I have a suggestion for how to get really solid in a kayak for cheap. Do what you need to with the present boat to make it better to use, since it might take you some time to find what I will suggest.



But if you want a boat that will help you learn a good paddling stroke, brace and even roll for a couple of hundred bucks, look for a used whitewater river runner. Not a creeker, not a playboat - for reasons that you don’t need to grab right now, they might not be as apt.



But the whitewater folks change designs on these boats very frequently and the paddlers churn boats fast, and of course they are all plastic, so used prices tend to be lower than on the longer boats.



Fit is of more import on these boats than what you just got - for example a well fitting whitewater boat can easily be tight enough that you ditch paddling shoes for neoprene socks. But as far as skills go, there is little that you can do in a sea kayak that can’t be done as well in a WW river runner. They are a very different critter than the rec boat you just got.



Ask for advice from people here about what older, likely cheap and available somewhere boat models you should be considering. I am more of a shrimp so I don’t know your size boats well.

Modification to whitewater-boat idea
The thing with searching for a whitewater boat for general paddling is that you need one of the OLD-SCHOOL ones. Trouble is, they can be hard to find. Any of the recent models require a very skilled stroke to make them go straight, and they are just incredibly slow. A modern crossover kayak might not be so bad (still slow, but not dreadfully so), but they are noisy as heck due to constant splashing at the bow, something that would drive me nuts (I’ve paddled alongside quite a number of these).



One old-school boat I’ve seen a few times is the Perception Dancer. That boat moves very cleanly and quickly through the water, and yet it will out-turn any touring or rec boat, meaning the paddler will naturally have to learn to paddle correctly to go a straight line without wig-wag. My understanding is that many of the old-school whitewater boats were quite similar to the Dancer.

concerns
Interesting thoughts from many posters.



I pulled up the specs on the boat you bought - 8’ long x 28"" wide. This actually is not as wide as I expected, and is short as we knew. The Home Depot site (was the first on my Google search - didn’t even know they sold kayaks) says it has a max rating of 260 pounds, not the 270 you listed. A boat’s flotation is based on how much water it displaces. In general, a shorter kayak would need to be wider to maintain the same floatation (unless it wants to go deeper). I was expecting to see that this boat was 32" or more wider. It is very possible that this boat is undersized for you.
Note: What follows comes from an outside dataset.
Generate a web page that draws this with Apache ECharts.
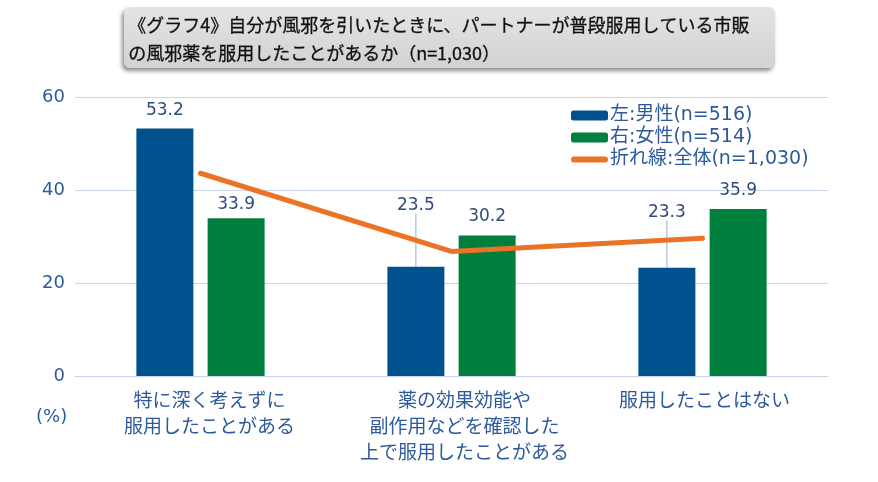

I don’t think you ever said what you mean by unsteady? Where you flipping over left and right, or the boat just didn’t feel steady but you were able to keep from swimming? If the latter, it is quite possible that you will learn how to deal with it in short order. If the former, you might want to check into the return policy on the boat before you drill holes or otherwise modify it.

Didn’t take a bath
It was tipping side to side with every paddle stroke. I did stay dry except for the dripping off the paddle. The biggest contributor to my unease was I knew the water was cold, probably in the 40 degree range. I stayed in water that was no more than waist deep in case I did tip out.